Alman Meclisi’nin ‘Soykırım yapılmıştır.’ kararına ne dersiniz? şeklindeki soruya da Şen şöyle cevap verdi. “Ben şu kadarını söyleyebilirim; soykırım denilebilmesi için, niyetin olması lazımdır, planlı bir şekilde bu niyetin hayata geçirilmesi lazımdır. Bir ırkı tamamen yok etme amacına yönelik bir niyetin olması gerekir. Belge ve bilgi olması gerekir. 30 lu yıllarda Wansee Konferansı’nda Almanlar Yahudileri nasıl yok edeceklerine dair bir irade ortaya koydular ve plan yaptılar. Soykırım böyle bir niyet üzerine bina edilir. Ayrıca Nürnberg Mahkemeleri’nde temeli atılan bir Soykırım Hukuku var. Soykırım nedir? tanımı  1948’de yapıldı.   


İddia edildiği gibi Osmanlı böyle bir niyet asla gütmemiştir.
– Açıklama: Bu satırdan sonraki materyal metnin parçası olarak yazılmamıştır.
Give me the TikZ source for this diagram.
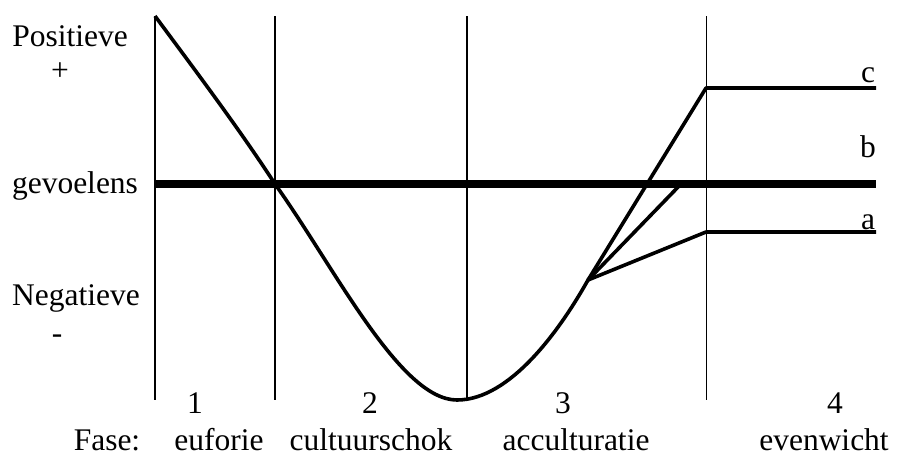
\documentclass[tikz,border=0pt]{standalone}
\usepackage{fontspec}
\setmainfont{Liberation Serif}
\begin{document}
\begin{tikzpicture}[x=1pt,y=-1pt,
  lbl/.style={inner sep=0pt,anchor=base,font=\fontsize{31.5}{36}\selectfont},
  bottomlbl/.style={lbl,text depth=0pt},
  phase/.style={line width=1.6pt},
  thinphase/.style={line width=1pt},
  curve/.style={line width=3.6pt,line join=round,line cap=butt},
  zero/.style={line width=7.5pt}]
\useasboundingbox (0,0) rectangle (898,455);
% phase boundaries
\coordinate (v1t) at (155,16); \coordinate (v1b) at (155,400);
\coordinate (v2t) at (275,16); \coordinate (v2b) at (275,400);
\coordinate (v3t) at (467,16); \coordinate (v3b) at (467,400);
\coordinate (v4t) at (706,16); \coordinate (v4b) at (706,400);
\draw[phase] (v1t) -- (v1b);
\draw[phase] (v2t) -- (v2b);
\draw[phase] (v3t) -- (v3b);
\draw[thinphase] (v4t) -- (v4b);
% zero line
\coordinate (z0) at (155,184); \coordinate (z1) at (876,184);
\draw[zero] (z0) -- (z1);
% curve
\coordinate (s) at (155,16);
\coordinate (x1) at (275,184);
\coordinate (m) at (457,400);
\coordinate (br) at (588,280);
\coordinate (c1) at (706,88); \coordinate (c2) at (876,88);
\coordinate (b1) at (681,184);
\coordinate (a1) at (706,232); \coordinate (a2) at (876,232);
\draw[curve] (s) .. controls (195,70) and (240,130) .. (x1)
  .. controls (335,268) and (400,400) .. (m)
  .. controls (510,400) and (560,330) .. (br)
  -- (c1) -- (c2);
\draw[curve] (br) -- (b1);
\draw[curve] (br) -- (a1) -- (a2);
% labels
\node[lbl] (pos) at (70,46) {Positieve};
\node[lbl] (plus) at (60,80) {+};
\node[lbl] (gev) at (75,193) {gevoelens};
\node[lbl] (neg) at (76,305) {Negatieve};
\node[lbl] (min) at (57,343) {-};
\node[lbl] (lc) at (868,82) {c};
\node[lbl] (lb) at (868,157) {b};
\node[lbl] (la) at (868,229) {a};
\node[lbl] (n1) at (195,413) {1};
\node[lbl] (n2) at (370,413) {2};
\node[lbl] (n3) at (563,413) {3};
\node[lbl] (n4) at (835,413) {4};
\node[bottomlbl] (fase) at (107,450) {Fase:};
\node[bottomlbl] (p1) at (219,450) {euforie};
\node[bottomlbl] (p2) at (371,450) {cultuurschok};
\node[bottomlbl] (p3) at (576,450) {acculturatie};
\node[bottomlbl] (p4) at (824,450) {evenwicht};
\end{tikzpicture}
\end{document}
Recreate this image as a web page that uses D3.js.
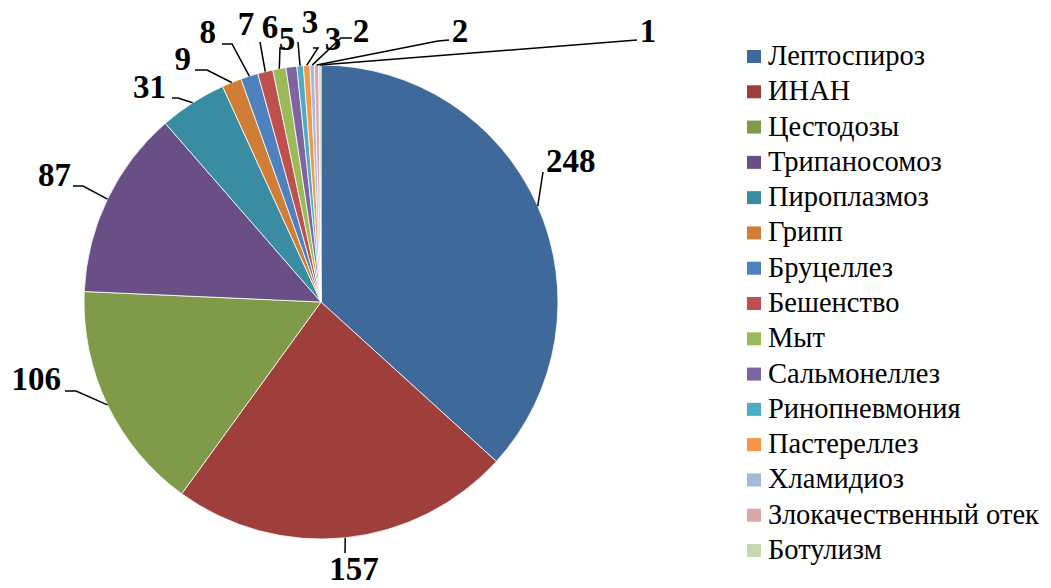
<!DOCTYPE html>
<html>
<head>
<meta charset="utf-8">
<script src="https://cdn.jsdelivr.net/npm/d3@7"></script>
<style>
  html, body { margin: 0; padding: 0; background: #fff; }
  svg { display: block; }
</style>
</head>
<body>
<svg id="chart" width="1051" height="588"></svg>
<script>
// Disease categories and case counts
const categories = [
  "Лептоспироз", "ИНАН", "Цестодозы", "Трипаносомоз", "Пироплазмоз",
  "Грипп", "Бруцеллез", "Бешенство", "Мыт", "Сальмонеллез",
  "Ринопневмония", "Пастереллез", "Хламидиоз", "Злокачественный отек", "Ботулизм"
];
const values = [248, 157, 106, 87, 31, 9, 8, 7, 6, 5, 3, 3, 2, 2, 1];
const colors = [
  "#3F689B", "#9E3F3C", "#7F9A48", "#6A4F86", "#3A8CA3",
  "#D07E35", "#4F81BD", "#C0504D", "#9BBB59", "#8064A2",
  "#4BACC6", "#F79646", "#A5B9DA", "#DAA6A6", "#C6D8AF"
];

// Label placement: text position, anchor and leader bend points (toward the slice)
const labelLayout = [
  { x: 546, y: 172, anchor: "start",  bend: [[543, 172]] },
  { x: 354, y: 580, anchor: "middle", bend: [[345, 553]] },
  { x: 61,  y: 390, anchor: "end",    bend: [[65, 391], [76, 391]] },
  { x: 71,  y: 186, anchor: "end",    bend: [[73, 186], [83, 186]] },
  { x: 166, y: 98,  anchor: "end",    bend: [[172, 98], [178, 98]] },
  { x: 191, y: 70,  anchor: "end",    bend: [[195, 70], [207, 70]] },
  { x: 216, y: 43,  anchor: "end",    bend: [[222, 44], [232, 44]] },
  { x: 246, y: 35,  anchor: "middle", bend: [[260, 42]] },
  { x: 270, y: 38,  anchor: "middle", bend: [[285, 48], [280, 48]] },
  { x: 287, y: 50,  anchor: "middle", bend: null },
  { x: 310, y: 33,  anchor: "middle", bend: [[298, 42]] },
  { x: 333, y: 50,  anchor: "middle", bend: [[313, 48], [318, 48]] },
  { x: 361, y: 42,  anchor: "middle", bend: [[352, 38], [341, 38]] },
  { x: 460, y: 42,  anchor: "middle", bend: [[449, 40], [438, 41]] },
  { x: 648, y: 42,  anchor: "middle", bend: [[637, 40]] }
];

const svg = d3.select("#chart");
const cx = 321, cy = 302, radius = 237;

const pie = d3.pie().sort(null).value(d => d)(values);
const arc = d3.arc().innerRadius(0).outerRadius(radius);

const g = svg.append("g").attr("transform", `translate(${cx},${cy})`);

g.selectAll("path.slice")
  .data(pie)
  .join("path")
  .attr("class", "slice")
  .attr("d", arc)
  .attr("fill", (d, i) => colors[i])
  .attr("stroke", "#fff")
  .attr("stroke-width", 0.8);

// Leader lines from slice edge to the label
const edgePoint = d => {
  const a = (d.startAngle + d.endAngle) / 2;
  return [cx + radius * Math.sin(a), cy - radius * Math.cos(a)];
};

const line = d3.line();
pie.forEach((d, i) => {
  const L = labelLayout[i];
  if (!L.bend) return;
  const pts = L.bend.concat([edgePoint(d)]);
  svg.append("path")
    .attr("d", line(pts))
    .attr("fill", "none")
    .attr("stroke", "#000")
    .attr("stroke-width", 1.5);
});

svg.selectAll("text.val")
  .data(pie)
  .join("text")
  .attr("class", "val")
  .attr("x", (d, i) => labelLayout[i].x)
  .attr("y", (d, i) => labelLayout[i].y)
  .attr("text-anchor", (d, i) => labelLayout[i].anchor)
  .attr("font-family", "'Liberation Serif', 'Times New Roman', serif")
  .attr("font-weight", "bold")
  .attr("font-size", 33)
  .attr("fill", "#000")
  .text(d => d.data);

// Legend
const legendY = d3.scaleLinear().domain([0, categories.length - 1]).range([65, 559]);
const legend = svg.append("g");
categories.forEach((c, i) => {
  const y = legendY(i);
  legend.append("rect")
    .attr("x", 747).attr("y", y - 15)
    .attr("width", 14).attr("height", 13)
    .attr("fill", colors[i]);
  legend.append("text")
    .attr("x", 768).attr("y", y)
    .attr("font-family", "'Liberation Serif', 'Times New Roman', serif")
    .attr("font-size", 28.5)
    .attr("fill", "#000")
    .text(c);
});
</script>
</body>
</html>
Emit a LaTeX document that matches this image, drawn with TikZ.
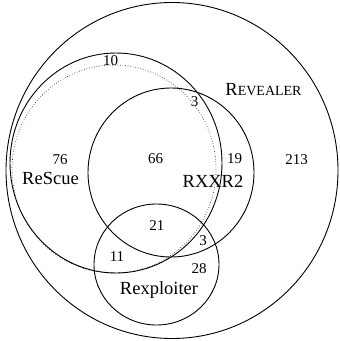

Savaş sonrası tehcir sırasında zafiyet gösteren subayları mahkeme edip suçlu oldukları tespit edilenleri idam bile etmiştir. Bu da gösteriyor ki Osmanlı soykırım ile suçlanamaz. Alman Meclisi’nin yaptığı oylama hukuki değildir, tarihi belge ve bilgilere dayanmaz, tamamen siyasidir.   Soykırım iddiaları 1960’larda başlar. 

İngilizler Birinci Dünya Savaşı’ndan sonra İstanbul’u işgal ettiklerinde, Osmanlı subaylarının önde gelenlerini Malta’ya sürgün etmişlerdi. Bunlara “Malta Sürgünleri” de denir. Arşivler ellerinde olmasına rağmen burada mahkeme edilen subayları Ermeni soykırımı ile suçlayacak bir tane belge bile ortaya koyamadılar ve “Malta Sürgünlerini” serbest bırakmak zorunda kaldılar. 


Alman Meclisi’nde 637 milletvekili var. Bu milletvekillerinin üçte birinden biraz fazlasının katılımıyla alınan, uluslararası hukukun her türlü şartlarına aykırı olan bu karar yanlıştır, uluslararası hukuka göre de sonuç doğurmaz, hukuksuzdur. Ama bu kararla maalesef Türkiye Almanya ilişkileri kalıcı yara almıştır.”